Seltsames trug sich im Foyer des Basler Stadttheaters letzte Woche zu. Ein hoher Gerüstturm stand im Foyer, darum herum in zwei Kreisen TV- Schirme, die abwechselnd Birnen, Zebrastreifen und Menschen zeigten. Weiter aussen hingen Grossbildwände mit anderen Bildern, einzelnen Worten und Texten. An den Wänden: Leitern. Menschen mit Getränken in den Händen laufen dazwischen herum, unterhalten sich, betrachten die Installation.
Jemand kommt die Treppe herunter und schmettert eine Barockarie. Von den Leitern und dem Turm wird auch gesungen, gesprochen, werden Texte zitiert. Zuschauer werden Darsteller und dann wieder Zuschauer. Geräuschkompositionen werden hörbar, die wechselnden Bilder auf den Leinwänden und Monitoren buhlen um Aufmerksamkeit, und das Publikum ist dazu noch eingeladen dies alles aus verschiedenen Blickwinkeln zu betrachten. Eine Fülle von Eindrücken.
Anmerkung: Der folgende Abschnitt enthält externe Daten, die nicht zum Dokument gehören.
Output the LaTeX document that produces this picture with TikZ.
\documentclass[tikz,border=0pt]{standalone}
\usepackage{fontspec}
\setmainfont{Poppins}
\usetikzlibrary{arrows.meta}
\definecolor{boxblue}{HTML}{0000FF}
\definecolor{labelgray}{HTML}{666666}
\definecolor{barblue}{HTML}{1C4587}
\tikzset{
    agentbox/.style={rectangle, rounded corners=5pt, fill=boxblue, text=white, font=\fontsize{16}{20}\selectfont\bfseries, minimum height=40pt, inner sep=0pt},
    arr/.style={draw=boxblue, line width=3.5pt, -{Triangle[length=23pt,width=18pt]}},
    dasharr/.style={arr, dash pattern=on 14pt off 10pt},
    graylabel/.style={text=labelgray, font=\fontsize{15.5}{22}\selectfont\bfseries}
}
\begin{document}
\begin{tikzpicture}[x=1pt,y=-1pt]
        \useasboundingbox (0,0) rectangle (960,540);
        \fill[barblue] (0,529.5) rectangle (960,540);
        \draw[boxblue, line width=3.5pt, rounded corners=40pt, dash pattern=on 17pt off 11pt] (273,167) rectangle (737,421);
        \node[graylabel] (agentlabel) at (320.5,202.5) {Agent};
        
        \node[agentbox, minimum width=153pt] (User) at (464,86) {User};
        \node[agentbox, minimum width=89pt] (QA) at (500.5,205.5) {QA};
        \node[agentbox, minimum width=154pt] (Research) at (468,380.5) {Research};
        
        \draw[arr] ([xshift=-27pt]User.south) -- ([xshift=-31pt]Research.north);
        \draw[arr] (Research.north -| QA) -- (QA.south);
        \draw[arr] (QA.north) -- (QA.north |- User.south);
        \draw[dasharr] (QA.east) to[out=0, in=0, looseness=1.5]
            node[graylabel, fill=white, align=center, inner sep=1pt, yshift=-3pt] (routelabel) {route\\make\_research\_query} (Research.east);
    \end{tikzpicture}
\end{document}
Szenisches Konzert über ein antikes Lehrgedicht
Der katalanische Starregisseur Calixto Bieito hat ein szenisches Konzert über die «Natur der Dinge» gestaltet; gestützt auf ein aus dem 1. Jahrhundert v. Chr. stammendes Lehrgedicht des römischen Dichters, Philosophen und Epikureers Titus Lucretius Carus, genannt Lukrez. Des Dichters Hommage an Epikur gibt dessen Naturphilosophie wieder und handelt von der Lage des Menschen in einem Universum ohne den Einfluss der Götter. Mit seinem lange verschollenen Gedicht wollte Lukrez offenbar eine Philosophie vermitteln, die «dem Menschen Gemütsruhe und Gelassenheit gibt und ihm die Furcht vor dem Tode und den Göttern nimmt.» Das Gedicht ist geprägt von der materialistischen Atomlehre der griechischen Antike.
Allerdings kommt dies alles in der Produktion nicht vor. Es würde sich lohnen das Gedicht vorher zu lesen und selbst Parallelen zu ziehen. Die Stimmung zur Versenkung in tiefere Dinge ist sicher geschaffen.
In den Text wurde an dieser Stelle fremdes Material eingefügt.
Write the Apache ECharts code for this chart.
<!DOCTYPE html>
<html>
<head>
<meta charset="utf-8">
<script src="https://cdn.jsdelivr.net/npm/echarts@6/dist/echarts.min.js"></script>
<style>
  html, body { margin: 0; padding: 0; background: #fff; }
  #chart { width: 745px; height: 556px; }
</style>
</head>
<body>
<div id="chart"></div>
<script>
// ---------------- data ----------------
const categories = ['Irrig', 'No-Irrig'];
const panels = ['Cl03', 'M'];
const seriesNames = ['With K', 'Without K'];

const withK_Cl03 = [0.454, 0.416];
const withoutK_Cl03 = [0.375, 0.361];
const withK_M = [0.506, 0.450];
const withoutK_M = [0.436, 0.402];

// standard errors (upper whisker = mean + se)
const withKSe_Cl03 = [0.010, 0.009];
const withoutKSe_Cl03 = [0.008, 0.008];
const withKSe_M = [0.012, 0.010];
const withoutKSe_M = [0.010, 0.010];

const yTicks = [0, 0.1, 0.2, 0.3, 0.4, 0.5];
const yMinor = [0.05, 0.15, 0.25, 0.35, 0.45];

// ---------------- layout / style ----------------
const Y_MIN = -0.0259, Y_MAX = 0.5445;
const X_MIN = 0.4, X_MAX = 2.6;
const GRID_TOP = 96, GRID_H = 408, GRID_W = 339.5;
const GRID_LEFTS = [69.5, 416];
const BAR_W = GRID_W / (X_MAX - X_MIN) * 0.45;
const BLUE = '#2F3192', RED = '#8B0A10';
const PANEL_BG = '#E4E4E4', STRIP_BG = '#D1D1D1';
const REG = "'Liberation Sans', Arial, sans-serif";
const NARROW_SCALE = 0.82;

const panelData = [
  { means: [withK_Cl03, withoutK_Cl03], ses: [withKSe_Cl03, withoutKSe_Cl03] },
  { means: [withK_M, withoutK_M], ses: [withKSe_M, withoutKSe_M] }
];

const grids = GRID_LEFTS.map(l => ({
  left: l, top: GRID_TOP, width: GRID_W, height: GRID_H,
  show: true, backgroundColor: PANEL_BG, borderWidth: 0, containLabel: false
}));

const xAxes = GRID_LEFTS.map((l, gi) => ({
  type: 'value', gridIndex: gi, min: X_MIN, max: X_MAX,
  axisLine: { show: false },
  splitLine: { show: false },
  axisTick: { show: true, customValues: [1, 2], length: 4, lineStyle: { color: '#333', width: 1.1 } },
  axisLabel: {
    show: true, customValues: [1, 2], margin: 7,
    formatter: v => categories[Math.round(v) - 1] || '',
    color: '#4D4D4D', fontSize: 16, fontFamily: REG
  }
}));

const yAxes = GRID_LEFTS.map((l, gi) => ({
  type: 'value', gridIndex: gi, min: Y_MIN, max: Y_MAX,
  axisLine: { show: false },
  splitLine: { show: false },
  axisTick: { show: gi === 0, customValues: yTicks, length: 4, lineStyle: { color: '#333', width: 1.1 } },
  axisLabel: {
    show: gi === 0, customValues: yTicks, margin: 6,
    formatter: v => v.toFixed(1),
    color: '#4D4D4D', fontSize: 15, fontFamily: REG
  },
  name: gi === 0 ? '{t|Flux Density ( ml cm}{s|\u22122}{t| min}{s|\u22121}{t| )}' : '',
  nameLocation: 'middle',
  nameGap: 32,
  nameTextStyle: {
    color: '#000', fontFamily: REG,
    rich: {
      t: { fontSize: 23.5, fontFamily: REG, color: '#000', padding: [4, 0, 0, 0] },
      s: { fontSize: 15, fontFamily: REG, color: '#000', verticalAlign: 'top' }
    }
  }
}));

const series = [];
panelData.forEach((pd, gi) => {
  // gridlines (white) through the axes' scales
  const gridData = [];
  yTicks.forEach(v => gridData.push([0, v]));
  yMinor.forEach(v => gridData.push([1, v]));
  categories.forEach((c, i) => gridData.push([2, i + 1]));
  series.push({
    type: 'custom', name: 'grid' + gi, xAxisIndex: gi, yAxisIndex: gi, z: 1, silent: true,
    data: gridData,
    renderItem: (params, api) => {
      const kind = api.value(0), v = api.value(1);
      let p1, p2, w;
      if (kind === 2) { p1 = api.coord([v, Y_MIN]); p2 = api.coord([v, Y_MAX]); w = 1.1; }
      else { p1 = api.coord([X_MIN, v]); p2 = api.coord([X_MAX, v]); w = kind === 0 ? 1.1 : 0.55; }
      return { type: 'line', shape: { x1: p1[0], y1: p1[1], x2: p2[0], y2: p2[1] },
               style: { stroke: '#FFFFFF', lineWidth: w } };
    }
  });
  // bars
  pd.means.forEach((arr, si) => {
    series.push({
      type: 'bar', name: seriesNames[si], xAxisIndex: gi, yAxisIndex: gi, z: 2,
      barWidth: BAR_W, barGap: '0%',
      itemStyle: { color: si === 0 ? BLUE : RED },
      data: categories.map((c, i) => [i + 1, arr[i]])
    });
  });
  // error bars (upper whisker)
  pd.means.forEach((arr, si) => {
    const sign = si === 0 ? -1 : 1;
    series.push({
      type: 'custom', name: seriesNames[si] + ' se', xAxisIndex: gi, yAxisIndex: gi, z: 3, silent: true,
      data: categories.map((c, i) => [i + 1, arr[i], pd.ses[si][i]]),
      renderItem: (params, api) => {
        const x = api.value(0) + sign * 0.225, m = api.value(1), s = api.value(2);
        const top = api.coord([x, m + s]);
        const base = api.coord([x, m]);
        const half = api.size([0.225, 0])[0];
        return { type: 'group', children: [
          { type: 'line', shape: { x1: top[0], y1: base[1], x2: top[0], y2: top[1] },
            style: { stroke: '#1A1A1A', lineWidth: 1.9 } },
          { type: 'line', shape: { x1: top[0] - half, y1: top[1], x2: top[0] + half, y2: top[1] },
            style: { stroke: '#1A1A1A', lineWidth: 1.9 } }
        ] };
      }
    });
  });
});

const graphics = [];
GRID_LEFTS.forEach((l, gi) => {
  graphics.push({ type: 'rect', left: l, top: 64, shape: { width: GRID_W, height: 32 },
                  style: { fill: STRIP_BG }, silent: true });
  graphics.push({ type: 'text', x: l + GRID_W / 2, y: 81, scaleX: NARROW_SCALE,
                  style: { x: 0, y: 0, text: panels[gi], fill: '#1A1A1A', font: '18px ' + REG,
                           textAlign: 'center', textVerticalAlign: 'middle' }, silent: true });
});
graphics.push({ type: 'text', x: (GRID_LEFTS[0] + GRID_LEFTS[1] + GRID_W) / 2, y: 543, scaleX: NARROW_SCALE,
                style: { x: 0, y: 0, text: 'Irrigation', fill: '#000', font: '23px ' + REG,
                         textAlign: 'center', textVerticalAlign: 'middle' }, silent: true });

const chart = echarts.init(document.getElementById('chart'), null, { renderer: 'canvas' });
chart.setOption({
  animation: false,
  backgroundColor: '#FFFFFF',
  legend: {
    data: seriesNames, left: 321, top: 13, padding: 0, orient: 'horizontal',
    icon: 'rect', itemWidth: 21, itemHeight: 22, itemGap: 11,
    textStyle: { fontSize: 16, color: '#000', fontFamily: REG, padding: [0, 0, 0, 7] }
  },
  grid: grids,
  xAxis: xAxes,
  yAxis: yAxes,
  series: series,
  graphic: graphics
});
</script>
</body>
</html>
Theoretische Physik und verborgene Wirklichkeit
Ganz anders die Produktion «Hypermusic Prolog» von Lisa Randall (Libretto) und Hector Parra (Komposition) in der Gare du Nord, eine Gemeinschaftsproduktion mit den Sophiensälen Berlin, die im Centre Pompidou in Paris debütierte. Hier erforscht der Komponist musikalisch die fünfte Dimension, inspiriert durch die physikalischen Theorien der hoch dekorierten US-Physikerin Lisa Randall und durch ihr Modell des Universums, in dem er «ästhetische Schönheit und Dramatik» findet.
Randall stellt in ihrem Libretto den Widerstreit zwischen klassischer Physik und dem Aufbrechen neuer Welten ins Zentrum. Umgesetzt wurde dieser Gedanke im Stück durch einen Konflikt zwischen Mann und Frau, bei dem eine anschauliche, vierdimensional-raumzeitliche Lebenswelt auf theoretische Spekulationen über eine dahinter liegende mehrdimensionale Wirklichkeit trifft. Die Frau drängt dabei aus der Enge der bekannten Welt heraus und hin zu neuen, bisher unbekannten Dimensionen.
Grenzen der Wahrnehmung
Dazu der Regisseur Benjamin Schaad: «Das Zwischenmenschliche ist unser Sprungbrett für die Reise in die fünfte Dimension.» Und Darsteller Robert Koller: «Es wurde uns sehr schnell klar, dass es im Libretto auch um eine Beziehungs- und Kommunikationsebene geht und die Gravitationsräume auch Chiffren für emotionale Welten sind.»
Diese unterschiedlichen Dimensionen zu begreifen und zu durchdringen, ist schon eine anspruchsvolle Aufgabe für den Zuschauer. Glücklicherweise liefert das Programm mit dem Librettotext eine Begriffshilfe. Doch die Musik des Katalanen Hector Parra, meisterlich umgesetzt vom Zafraan Ensemble, gepaart mit Live-Elektronik zu den eindringlich gesungenen Parts von Robert Koller und vor allem Johanna Greulich, setzt nochmals mehrere Dimensionen drauf, die es zusätzlich aufzunehmen gilt. Dies alles sprengt in seiner Intensität fast die Grenzen der Wahrnehmung.
Die Sopranistin Johanna Greulich meint, dass es ja Oper gebe um die Wahrnehmung des Menschen zu erweitern und zu verändern – sowohl bei den Ausführenden als auch beim Publikum. Das kann man hier nur unterschreiben. Allerdings wäre es angesagt dazu die Produktion mehrmals zu sehen.